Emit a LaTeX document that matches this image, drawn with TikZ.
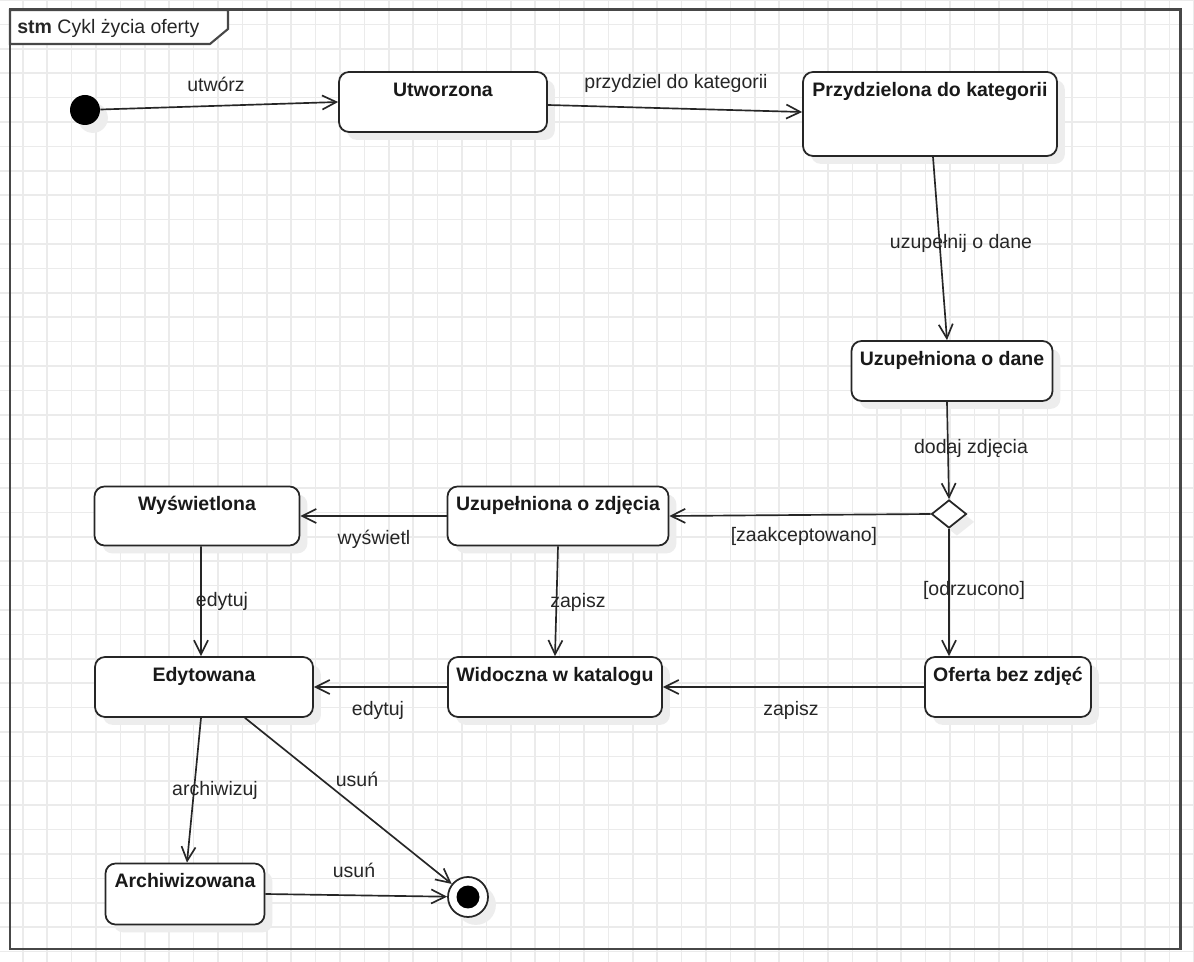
\documentclass[tikz,border=0pt]{standalone}
\usepackage{fontspec}
\setmainfont{Liberation Sans}
\usetikzlibrary{arrows.meta,positioning,shapes.geometric,shadows}

\tikzset{
  gridline/.style={line width=1pt, black!8},
  frameline/.style={line width=1.7pt, black!72},
  state/.style={draw=black!85, line width=1pt, fill=white, rounded corners=10*0.02cm,
    inner sep=0pt,
    drop shadow={shadow xshift=4.5pt, shadow yshift=-4.5pt, fill=black!7, opacity=1}},
  statetext/.style={font=\fontsize{11.1}{13}\selectfont\bfseries, text=black!90, inner sep=0pt},
  lbl/.style={font=\fontsize{11.1}{13}\selectfont, text=black!85, inner sep=1pt},
  trans/.style={draw=black!85, line width=0.95pt, ->},
}

% a state: name, x, y, width, height, text
\newcommand{\statebox}[6]{
  \node[state, minimum width=#4*0.02cm, minimum height=#5*0.02cm] (#1) at (#2,#3) {};
  \node[statetext, anchor=base] (#1-text) at ([yshift=-0.5cm]#1.north) {#6};
}

\begin{document}
\begin{tikzpicture}[x=0.02cm, y=-0.02cm, >={Straight Barb[length=8pt,width=8pt]}]
  \useasboundingbox (0,0) rectangle (1194,962);
  \fill[white] (0,0) rectangle (1194,962);

  % background grid
  \foreach \gx in {0,...,49}
    \draw[gridline] (\gx*24.4-1.6,0) -- (\gx*24.4-1.6,962);
  \foreach \gy in {0,...,39}
    \draw[gridline] (0,\gy*24.4) -- (1194,\gy*24.4);

  % frame with its tab
  \draw[frameline] (10,10) rectangle (1180,949);
  \draw[frameline, line width=1.2pt, fill=white] (10,10) -- (228,10) -- (228,29) -- (210,44) -- (10,44) -- cycle;
  \node[lbl, anchor=base west, inner sep=0pt] (tab) at (17,34) {\textbf{stm} Cykl życia oferty};

  % states
  \statebox{utw}{443}{102}{208}{60}{Utworzona}
  \statebox{przy}{930}{114}{254}{84}{Przydzielona do kategorii}
  \statebox{dane}{952}{371}{201}{60}{Uzupełniona o dane}
  \statebox{zdj}{558}{516}{221}{59}{Uzupełniona o zdjęcia}
  \statebox{wys}{197}{516}{205}{59}{Wyświetlona}
  \statebox{edyt}{204}{687}{218}{60}{Edytowana}
  \statebox{wid}{555}{687}{214}{60}{Widoczna w katalogu}
  \statebox{bez}{1008}{687}{166}{60}{Oferta bez zdjęć}
  \statebox{arch}{185}{894}{159}{61}{Archiwizowana}

  % pseudo states
  \node[circle, fill=black, minimum size=0.6cm, inner sep=0pt,
    drop shadow={shadow xshift=4.5pt, shadow yshift=-4.5pt, fill=black!7, opacity=1}] (init) at (85,110) {};
  \node[diamond, draw=black!85, line width=1pt, fill=white, inner sep=0pt,
    minimum width=35*0.02cm, minimum height=28*0.02cm,
    drop shadow={shadow xshift=4.5pt, shadow yshift=-4.5pt, fill=black!7, opacity=1}] (dec) at (949,514) {};
  \node[circle, draw=black!85, line width=1pt, fill=white, minimum size=0.8cm, inner sep=0pt,
    drop shadow={shadow xshift=4.5pt, shadow yshift=-4.5pt, fill=black!7, opacity=1}] (fin) at (468,897) {};
  \node[circle, fill=black, minimum size=0.46cm, inner sep=0pt] (fin-core) at (fin) {};

  % transitions
  \draw[trans] (init) -- (utw.west);
  \draw[trans] ([yshift=-0.06cm]utw.east) -- ([yshift=0.04cm]przy.west);
  \draw[trans] ([xshift=0.06cm]przy.south) -- ([xshift=-0.1cm]dane.north);
  \draw[trans] ([xshift=-0.1cm]dane.south) -- (dec.north);
  \draw[trans] (dec.west) -- (zdj.east);
  \draw[trans] (dec.south) -- (dec.south |- bez.north);
  \draw[trans] (zdj.west) -- (wys.east);
  \draw[trans] (zdj.south) -- (wid.north);
  \draw[trans] ([xshift=0.08cm]wys.south) -- ([xshift=-0.06cm]edyt.north);
  \draw[trans] (bez.west) -- (wid.east);
  \draw[trans] (wid.west) -- (edyt.east);
  \draw[trans] ([xshift=-0.06cm]edyt.south) -- ([xshift=0.04cm]arch.north);
  \draw[trans] ([xshift=0.82cm]edyt.south) -- (fin);
  \draw[trans] (arch.east) -- (fin);

  % transition labels
  \node[lbl] (l-utworz) at (216,84) {utwórz};
  \node[lbl] (l-przydziel) at (676,83) {przydziel do kategorii};
  \node[lbl] (l-dane) at (961,243) {uzupełnij o dane};
  \node[lbl] (l-zdjecia) at (971,448) {dodaj zdjęcia};
  \node[lbl] (l-zaakc) at (804,536) {[zaakceptowano]};
  \node[lbl] (l-odrz) at (974,590) {[odrzucono]};
  \node[lbl] (l-wysw) at (374,539) {wyświetl};
  \node[lbl] (l-zapisz1) at (578,602) {zapisz};
  \node[lbl] (l-edytuj1) at (222,601) {edytuj};
  \node[lbl] (l-zapisz2) at (791,710) {zapisz};
  \node[lbl] (l-edytuj2) at (378,710) {edytuj};
  \node[lbl] (l-arch) at (215,790) {archiwizuj};
  \node[lbl] (l-usun1) at (357,779) {usuń};
  \node[lbl] (l-usun2) at (354,870) {usuń};
\end{tikzpicture}
\end{document}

■ **WHAT THE TASK ASKS**
Quote the material word for word, dropping any images it holds.

■ **FINISHED ANSWER**
Emit a LaTeX document that matches this image, drawn with TikZ.
\documentclass[tikz,border=0pt]{standalone}
\usepackage{fontspec}
\setmainfont{Liberation Sans}
\usetikzlibrary{arrows.meta,positioning,shapes.geometric,shadows}

\tikzset{
  gridline/.style={line width=1pt, black!8},
  frameline/.style={line width=1.7pt, black!72},
  state/.style={draw=black!85, line width=1pt, fill=white, rounded corners=10*0.02cm,
    inner sep=0pt,
    drop shadow={shadow xshift=4.5pt, shadow yshift=-4.5pt, fill=black!7, opacity=1}},
  statetext/.style={font=\fontsize{11.1}{13}\selectfont\bfseries, text=black!90, inner sep=0pt},
  lbl/.style={font=\fontsize{11.1}{13}\selectfont, text=black!85, inner sep=1pt},
  trans/.style={draw=black!85, line width=0.95pt, ->},
}

% a state: name, x, y, width, height, text
\newcommand{\statebox}[6]{
  \node[state, minimum width=#4*0.02cm, minimum height=#5*0.02cm] (#1) at (#2,#3) {};
  \node[statetext, anchor=base] (#1-text) at ([yshift=-0.5cm]#1.north) {#6};
}

\begin{document}
\begin{tikzpicture}[x=0.02cm, y=-0.02cm, >={Straight Barb[length=8pt,width=8pt]}]
  \useasboundingbox (0,0) rectangle (1194,962);
  \fill[white] (0,0) rectangle (1194,962);

  % background grid
  \foreach \gx in {0,...,49}
    \draw[gridline] (\gx*24.4-1.6,0) -- (\gx*24.4-1.6,962);
  \foreach \gy in {0,...,39}
    \draw[gridline] (0,\gy*24.4) -- (1194,\gy*24.4);

  % frame with its tab
  \draw[frameline] (10,10) rectangle (1180,949);
  \draw[frameline, line width=1.2pt, fill=white] (10,10) -- (228,10) -- (228,29) -- (210,44) -- (10,44) -- cycle;
  \node[lbl, anchor=base west, inner sep=0pt] (tab) at (17,34) {\textbf{stm} Cykl życia oferty};

  % states
  \statebox{utw}{443}{102}{208}{60}{Utworzona}
  \statebox{przy}{930}{114}{254}{84}{Przydzielona do kategorii}
  \statebox{dane}{952}{371}{201}{60}{Uzupełniona o dane}
  \statebox{zdj}{558}{516}{221}{59}{Uzupełniona o zdjęcia}
  \statebox{wys}{197}{516}{205}{59}{Wyświetlona}
  \statebox{edyt}{204}{687}{218}{60}{Edytowana}
  \statebox{wid}{555}{687}{214}{60}{Widoczna w katalogu}
  \statebox{bez}{1008}{687}{166}{60}{Oferta bez zdjęć}
  \statebox{arch}{185}{894}{159}{61}{Archiwizowana}

  % pseudo states
  \node[circle, fill=black, minimum size=0.6cm, inner sep=0pt,
    drop shadow={shadow xshift=4.5pt, shadow yshift=-4.5pt, fill=black!7, opacity=1}] (init) at (85,110) {};
  \node[diamond, draw=black!85, line width=1pt, fill=white, inner sep=0pt,
    minimum width=35*0.02cm, minimum height=28*0.02cm,
    drop shadow={shadow xshift=4.5pt, shadow yshift=-4.5pt, fill=black!7, opacity=1}] (dec) at (949,514) {};
  \node[circle, draw=black!85, line width=1pt, fill=white, minimum size=0.8cm, inner sep=0pt,
    drop shadow={shadow xshift=4.5pt, shadow yshift=-4.5pt, fill=black!7, opacity=1}] (fin) at (468,897) {};
  \node[circle, fill=black, minimum size=0.46cm, inner sep=0pt] (fin-core) at (fin) {};

  % transitions
  \draw[trans] (init) -- (utw.west);
  \draw[trans] ([yshift=-0.06cm]utw.east) -- ([yshift=0.04cm]przy.west);
  \draw[trans] ([xshift=0.06cm]przy.south) -- ([xshift=-0.1cm]dane.north);
  \draw[trans] ([xshift=-0.1cm]dane.south) -- (dec.north);
  \draw[trans] (dec.west) -- (zdj.east);
  \draw[trans] (dec.south) -- (dec.south |- bez.north);
  \draw[trans] (zdj.west) -- (wys.east);
  \draw[trans] (zdj.south) -- (wid.north);
  \draw[trans] ([xshift=0.08cm]wys.south) -- ([xshift=-0.06cm]edyt.north);
  \draw[trans] (bez.west) -- (wid.east);
  \draw[trans] (wid.west) -- (edyt.east);
  \draw[trans] ([xshift=-0.06cm]edyt.south) -- ([xshift=0.04cm]arch.north);
  \draw[trans] ([xshift=0.82cm]edyt.south) -- (fin);
  \draw[trans] (arch.east) -- (fin);

  % transition labels
  \node[lbl] (l-utworz) at (216,84) {utwórz};
  \node[lbl] (l-przydziel) at (676,83) {przydziel do kategorii};
  \node[lbl] (l-dane) at (961,243) {uzupełnij o dane};
  \node[lbl] (l-zdjecia) at (971,448) {dodaj zdjęcia};
  \node[lbl] (l-zaakc) at (804,536) {[zaakceptowano]};
  \node[lbl] (l-odrz) at (974,590) {[odrzucono]};
  \node[lbl] (l-wysw) at (374,539) {wyświetl};
  \node[lbl] (l-zapisz1) at (578,602) {zapisz};
  \node[lbl] (l-edytuj1) at (222,601) {edytuj};
  \node[lbl] (l-zapisz2) at (791,710) {zapisz};
  \node[lbl] (l-edytuj2) at (378,710) {edytuj};
  \node[lbl] (l-arch) at (215,790) {archiwizuj};
  \node[lbl] (l-usun1) at (357,779) {usuń};
  \node[lbl] (l-usun2) at (354,870) {usuń};
\end{tikzpicture}
\end{document}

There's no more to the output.